Das etwa 90 Minuten dauernde Werk ist keine leichte Kost. Britten hat zusätzlich zu den lateinischen Messtexten Gedichte des jungen englischen Dichters Wilfried Owen vertont, der 1918 kurz vor dem Ende des Ersten Weltkriegs auf einem französischen Schlachtfeld fiel. Die Sopransoli sind dem gemischten Chor mit den Messtexten zugeordnet, Bariton und Tenor interpretieren die Texte Owens.

Die ersten Passagen werden leise, verhalten vorgetragen, erst allmählich steigern sich Tempo und Intensität der Musik. Die Aufführung konnte mit drei hervorragenden Solisten aufwarten: neben der Sopranistin Anna Nechaeva waren der Bariton Matthias Goerne und der Tenor Ian Bostridge aufgeboten. Bostridges etwas schneidender Tenor war für die Wiedergabe der englischen Texte vorzüglich geeignet, man konnte tatsächlich jedes Wort verstehen. Goerne dagegen sang zwar balsamisch schön, in welcher Sprache, war allerdings nicht zu hören. Nechaeva blieb gegenüber den Herren etwas blass, was aber auch dem weniger dankbaren Part geschuldet war.

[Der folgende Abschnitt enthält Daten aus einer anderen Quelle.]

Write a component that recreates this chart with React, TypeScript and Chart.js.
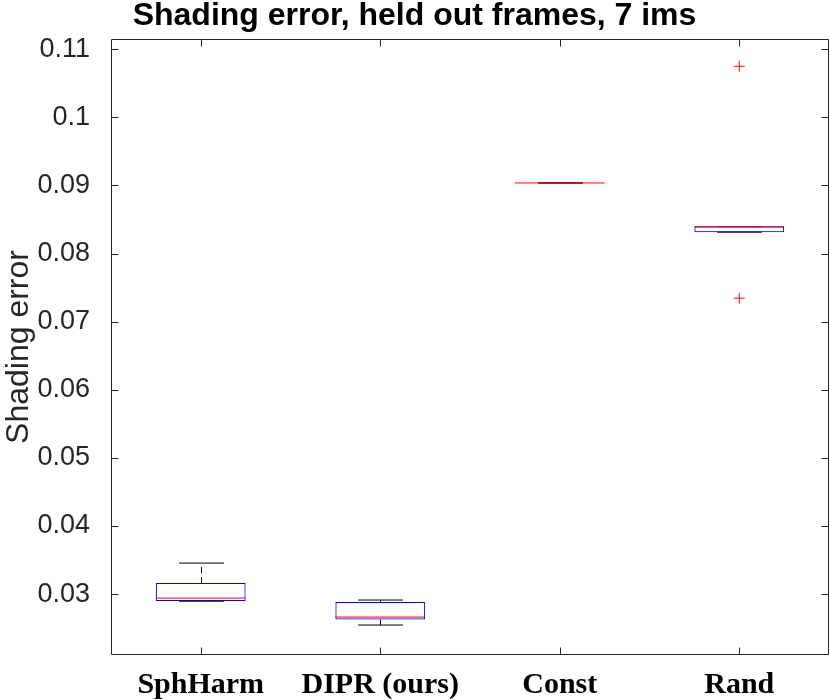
import React, { useEffect, useRef } from "react";
import { Chart, registerables } from "chart.js";

Chart.register(...registerables);

// ---- data ----
const categories = ["SphHarm", "DIPR (ours)", "Const", "Rand"];
const whiskerLow = [0.02895, 0.02545, 0.09037, 0.08314];
const quartile1 = [0.02897, 0.02627, 0.09037, 0.08314];
const medians = [0.02941, 0.02662, 0.09037, 0.08396];
const quartile3 = [0.03161, 0.02882, 0.09037, 0.08396];
const whiskerHigh = [0.03455, 0.02912, 0.09037, 0.08396];
const outlierCategories = ["Rand", "Rand"];
const outlierValues = [0.1075, 0.07345];
const yTickValues = [0.03, 0.04, 0.05, 0.06, 0.07, 0.08, 0.09, 0.1, 0.11];
const yRange = [0.02105, 0.11151];
const titleText = "Shading error, held out frames, 7 ims";
const yAxisTitle = "Shading error";

const AXIS_COLOR = "#262626";

const boxPlugin = {
  id: "boxWhiskers",
  beforeDatasetsDraw(chart: any) {
    const ctx = chart.ctx;
    const xs = chart.scales.x;
    const ys = chart.scales.y;
    const meta = chart.getDatasetMeta(0);
    ctx.save();
    ctx.strokeStyle = "#000000";
    ctx.lineWidth = 1;
    categories.forEach((_, i) => {
      const bar = meta.data[i];
      const half = bar ? bar.width / 2 : 45;
      const x = Math.round(xs.getPixelForValue(i)) + 0.5;
      const cap = half / 2;
      const yLo = ys.getPixelForValue(whiskerLow[i]);
      const yQ1 = ys.getPixelForValue(quartile1[i]);
      const yQ3 = ys.getPixelForValue(quartile3[i]);
      const yHi = ys.getPixelForValue(whiskerHigh[i]);
      ctx.setLineDash([6, 4]);
      ctx.beginPath();
      ctx.moveTo(x, yQ3);
      ctx.lineTo(x, yHi);
      ctx.moveTo(x, yQ1);
      ctx.lineTo(x, yLo);
      ctx.stroke();
      ctx.setLineDash([]);
      ctx.beginPath();
      ctx.moveTo(x - cap, yHi);
      ctx.lineTo(x + cap, yHi);
      ctx.moveTo(x - cap, yLo);
      ctx.lineTo(x + cap, yLo);
      ctx.stroke();
    });
    ctx.restore();
  },
  afterDatasetsDraw(chart: any) {
    const ctx = chart.ctx;
    const xs = chart.scales.x;
    const ys = chart.scales.y;
    const meta = chart.getDatasetMeta(0);
    ctx.save();
    ctx.strokeStyle = "#ff0000";
    ctx.lineWidth = 1;
    categories.forEach((_, i) => {
      const bar = meta.data[i];
      const half = bar ? bar.width / 2 : 45;
      const x = xs.getPixelForValue(i);
      const y = ys.getPixelForValue(medians[i]);
      ctx.beginPath();
      ctx.moveTo(x - half, y);
      ctx.lineTo(x + half, y);
      ctx.stroke();
    });
    ctx.restore();
  },
  afterDraw(chart: any) {
    const ctx = chart.ctx;
    const a = chart.chartArea;
    const xs = chart.scales.x;
    const ys = chart.scales.y;
    const L = Math.round(a.left) + 0.5;
    const R = Math.round(a.right) - 0.5;
    const T = Math.round(a.top) + 0.5;
    const B = Math.round(a.bottom) - 0.5;
    const tl = 7;
    ctx.save();
    ctx.strokeStyle = AXIS_COLOR;
    ctx.lineWidth = 1;
    ctx.beginPath();
    ctx.rect(L, T, R - L, B - T);
    ctx.stroke();
    ctx.beginPath();
    yTickValues.forEach((v) => {
      const y = Math.round(ys.getPixelForValue(v)) + 0.5;
      ctx.moveTo(L, y);
      ctx.lineTo(L + tl, y);
      ctx.moveTo(R, y);
      ctx.lineTo(R - tl, y);
    });
    categories.forEach((_, i) => {
      const x = Math.round(xs.getPixelForValue(i)) + 0.5;
      ctx.moveTo(x, B);
      ctx.lineTo(x, B - tl);
      ctx.moveTo(x, T);
      ctx.lineTo(x, T + tl);
    });
    ctx.stroke();
    ctx.restore();
  },
};

export default function App() {
  const ref = useRef<HTMLCanvasElement | null>(null);

  useEffect(() => {
    if (!ref.current) return;
    const chart = new Chart(ref.current, {
      type: "bar",
      data: {
        labels: categories,
        datasets: [
          {
            type: "bar",
            data: categories.map((_, i) => [quartile1[i], quartile3[i]]) as any,
            backgroundColor: "rgba(0,0,0,0)",
            borderColor: "#0000ff",
            borderWidth: 1,
            borderSkipped: false,
            categoryPercentage: 1,
            barPercentage: 0.5,
          } as any,
          {
            type: "scatter",
            data: outlierCategories.map((c, i) => ({ x: c, y: outlierValues[i] })) as any,
            pointStyle: "cross",
            radius: 5.5,
            borderColor: "#ff0000",
            backgroundColor: "#ff0000",
            borderWidth: 1,
            showLine: false,
          } as any,
        ],
      },
      options: {
        animation: false,
        responsive: true,
        maintainAspectRatio: false,
        layout: { autoPadding: false, padding: { left: 0, right: 1, top: 0, bottom: 0 } },
        plugins: {
          legend: { display: false },
          tooltip: { enabled: false },
          title: {
            display: true,
            text: titleText,
            color: "#000000",
            font: { family: "'Liberation Sans', Arial, sans-serif", size: 32, weight: "bold", lineHeight: 1 },
            padding: { top: 0, bottom: 7 },
          },
        },
        scales: {
          x: {
            type: "category",
            offset: true,
            grid: { display: false, drawTicks: false },
            border: { display: false },
            ticks: {
              color: "#000000",
              font: { family: "'Liberation Serif', 'Times New Roman', serif", size: 30, weight: "bold" },
              padding: 12,
              maxRotation: 0,
              autoSkip: false,
            },
            afterFit: (s: any) => {
              s.height = 45;
            },
          },
          y: {
            type: "linear",
            min: yRange[0],
            max: yRange[1],
            grid: { display: false, drawTicks: false },
            border: { display: false },
            afterBuildTicks: (s: any) => {
              s.ticks = yTickValues.map((v) => ({ value: v }));
            },
            ticks: {
              color: AXIS_COLOR,
              font: { family: "'Liberation Sans', Arial, sans-serif", size: 27 },
              padding: 21,
              callback: (v: any) => String(Number(Number(v).toFixed(2))),
            },
            title: {
              display: true,
              text: yAxisTitle,
              color: AXIS_COLOR,
              font: { family: "'Liberation Sans', Arial, sans-serif", size: 32 },
              padding: { top: 0, bottom: 0 },
            },
            afterFit: (s: any) => {
              s.width = 111;
            },
          },
        },
      },
      plugins: [boxPlugin],
    });
    return () => chart.destroy();
  }, []);

  return (
    <div style={{ position: "fixed", left: 0, top: 0, width: 830, height: 700, background: "#ffffff" }}>
      <canvas ref={ref} />
    </div>
  );
}
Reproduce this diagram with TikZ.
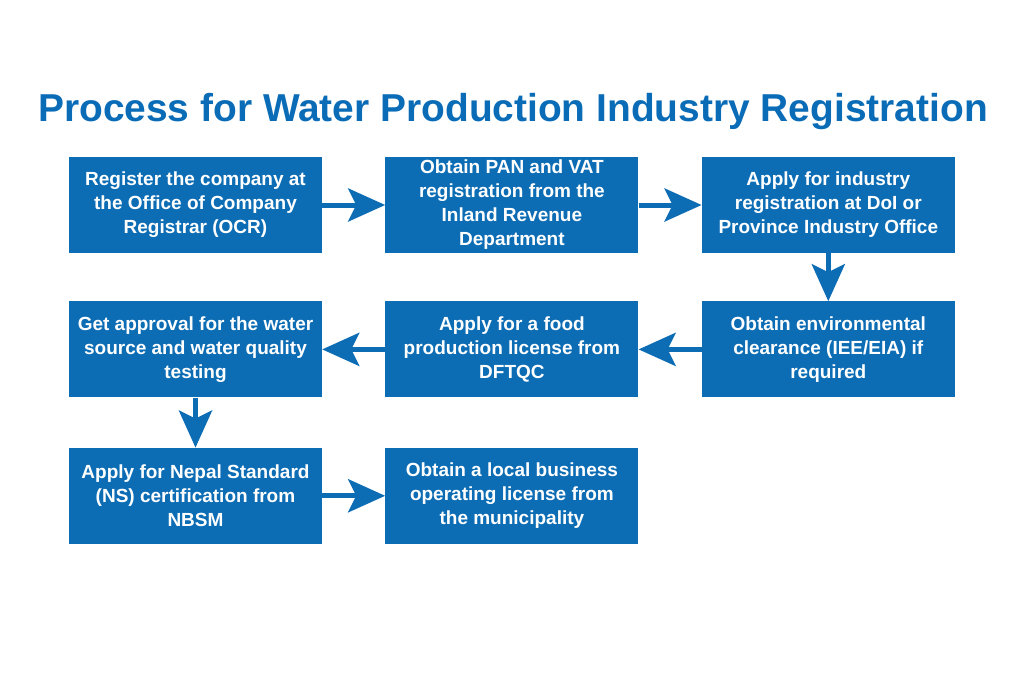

Dirigiert hat den riesigen Apparat der erfahrene Brite mit italienischen Wurzeln, Antonio Pappano. Mit äußerster Umsicht und bester Kenntnis der Partitur sorgte er für ein hoch konzentriertes Zusammenspiel der zahlreichen Mitwirkenden. Der Staatsopernchor, von Martin Wright hervorragend einstudiert, und der Kinderchor der Staatsoper, Einstudierung Vinzenz Weissensteiner, stellten einmal mehr ihre hohe Qualität unter Beweis.

Das Publikum in der praktisch ausverkauften Lindenoper war von der Intensität des Werkes und seiner Interpretation gebannt. Kein Hüsteln oder unruhiges Zappeln störte die Ergriffenheit des Auditoriums. Gerade in diesen politisch unruhigen Zeiten ist dieses Werk eine deutliche Mahnung, wohin Kriege und ihre Schlachten führen. Lang anhaltender, begeisterter Applaus.